Friday, October 7, 2011

Leave of Absence

I made it back from Thailand in (more or less) one piece. One battered and weary piece, but whole nonetheless.

I spent a couple of weeks in Seattle with my family. I kept thinking I just needed a few more days of rest to be able to conquer the world, my report write-up, and my thesis. Just a few turned into quite a few. I just never shook the emotional and physical fatigue of the work in Thailand. But I knew I'd go back to Boston and I'd be fine.

I returned to Boston and got ready to start a new school year. My partner and I had a great time settling him into his new apartment and going camping. I was still tired, but I was sure I'd get started on the semester and I'd be fine.

I started the semester. I tried to start the semester. I laid out detailed plans for finishing my thesis. I chose courses I was excited about. I spent time in the library. I was going to be fine.

Then one morning I woke up and realized that I didn't know what I was doing anymore. I had been so sure that I wanted to go back and do this work once I graduated. I wanted to go back to Thailand and work on the border. I knew something about livelihoods and income generation programs, so that was what I was going to do. I had known it would be fine.

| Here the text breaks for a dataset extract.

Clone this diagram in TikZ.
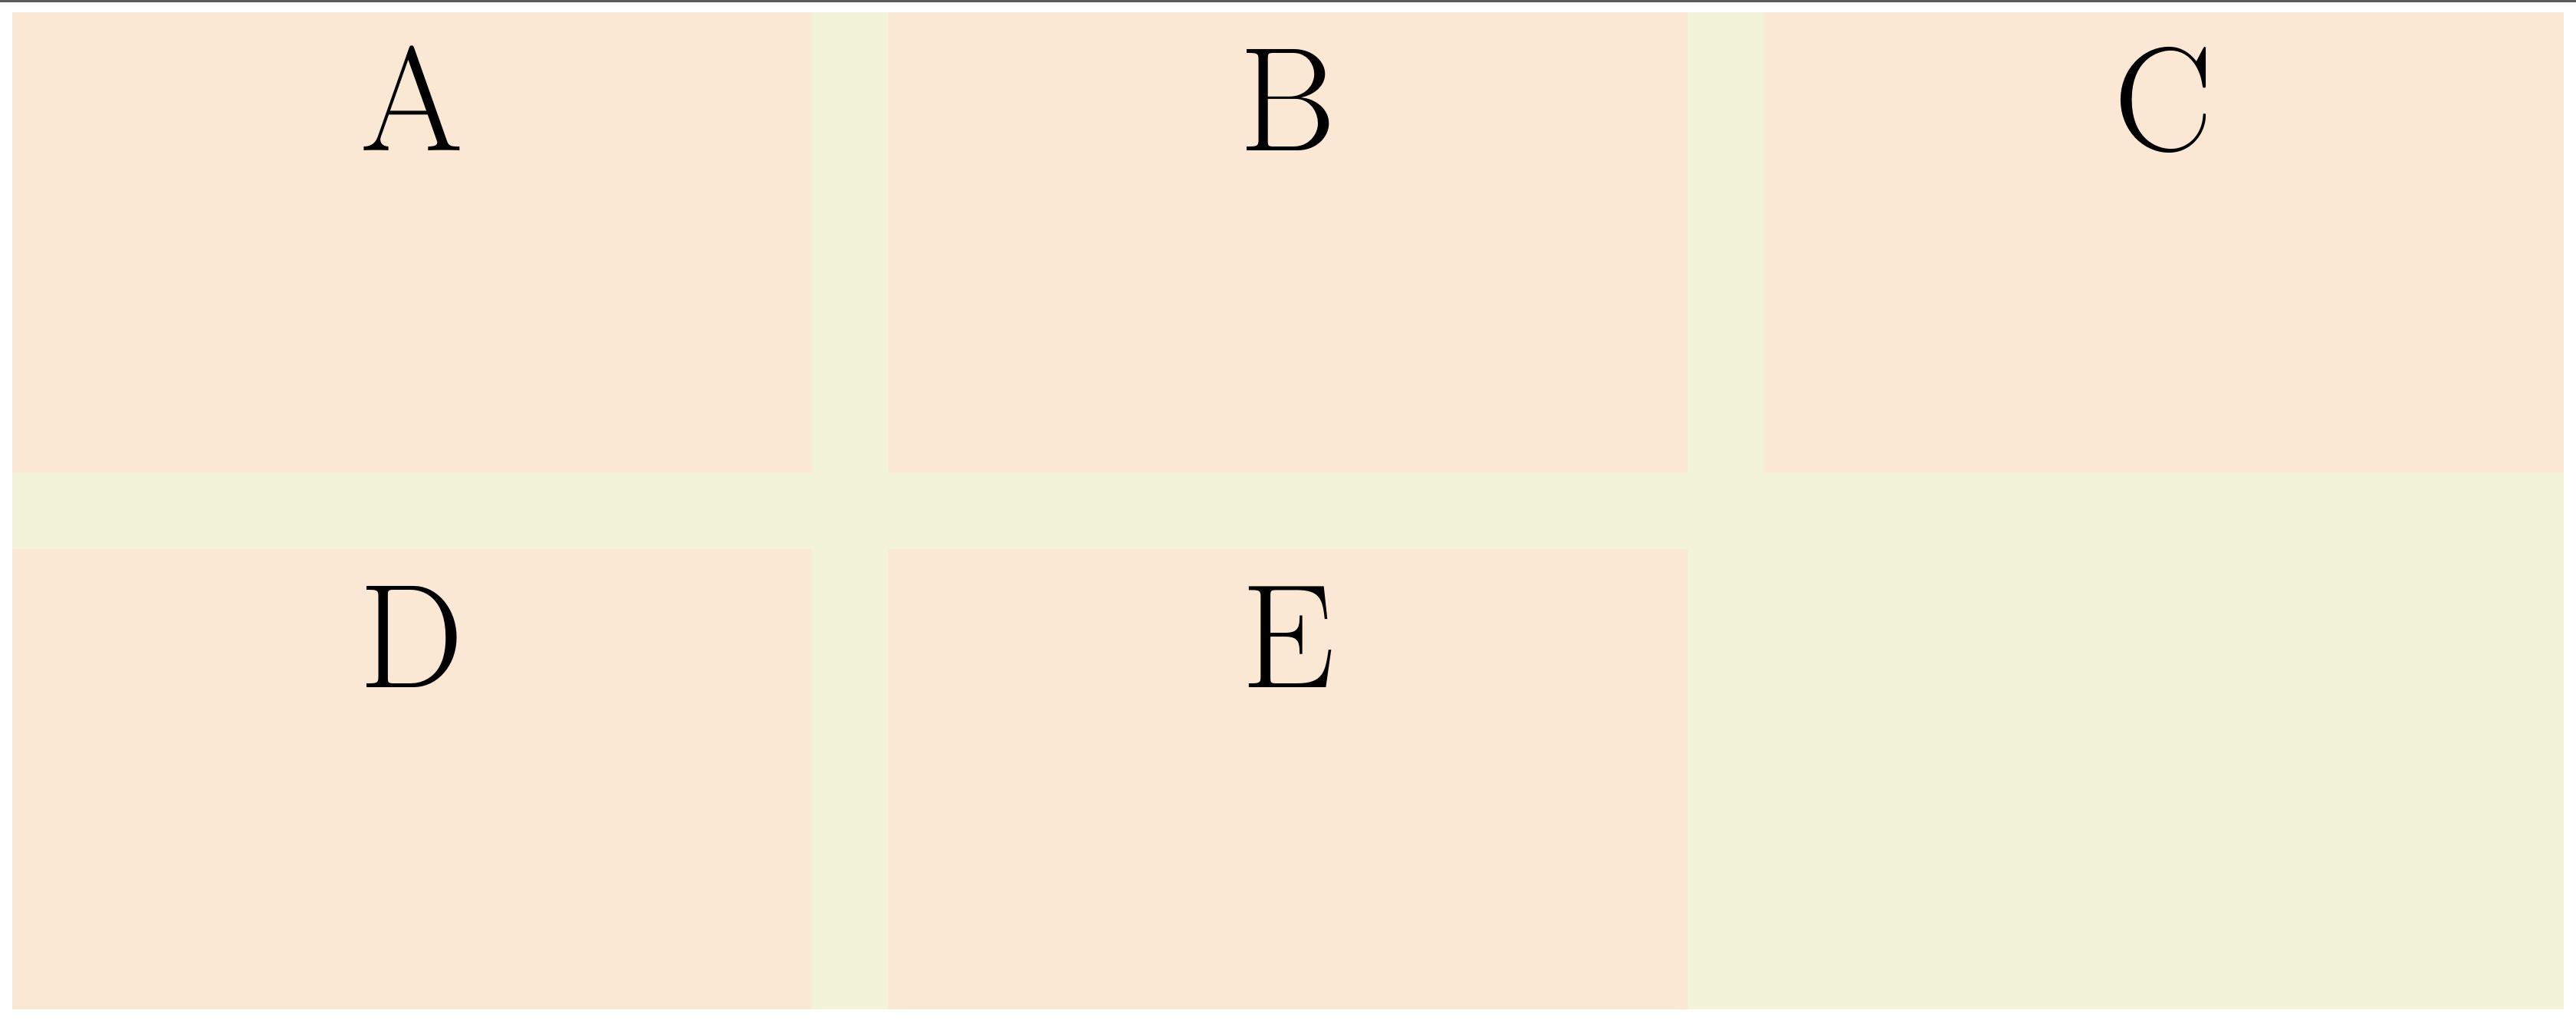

Now, though, I'm realizing that I'm deeply disturbed by what I learned this time around. What I learned about people, the aid industry, and myself. I don't want to do that work anymore. I don't think I *can* do it ethically. I'm not sure it's possible to do ethically. I'm only just beginning to pick apart the issues of privilege involved and it bothers me. It bothers me that it took going back after a break for me to really see what I already knew was there and that no one else seems to be calling attention to these issues.

There is something that feels very wrong about people like me, young, clueless, without language skills or necessarily strong backgrounds in what we're in a country to "help" with, being paid multiple times what a local person would make and getting to ride around in trucks, live in big houses, have cable tv, and complain about the lack of peanut butter. It's absurd, really. And no one seems to be thinking about this or pointing it out. That simulation I did back in April scared me, and now I see why a bit better. All of those people, students at Harvard, Tufts, and MIT, will have no problem getting one of these jobs. And they're fucking clueless. I don't want to be a part of an industry that perpetuates such blatant privilege. I can't do that.

A leave of absence for my own sanity was necessary. I'm going to take this year to reflect and reevaluate. I will go back to school next Fall, but I'll go with either a much more open mind about what I might do or a plan that feels sustainable and manageable to me. While I'm scared, I'm also excited about what the future might hold. It will be fine.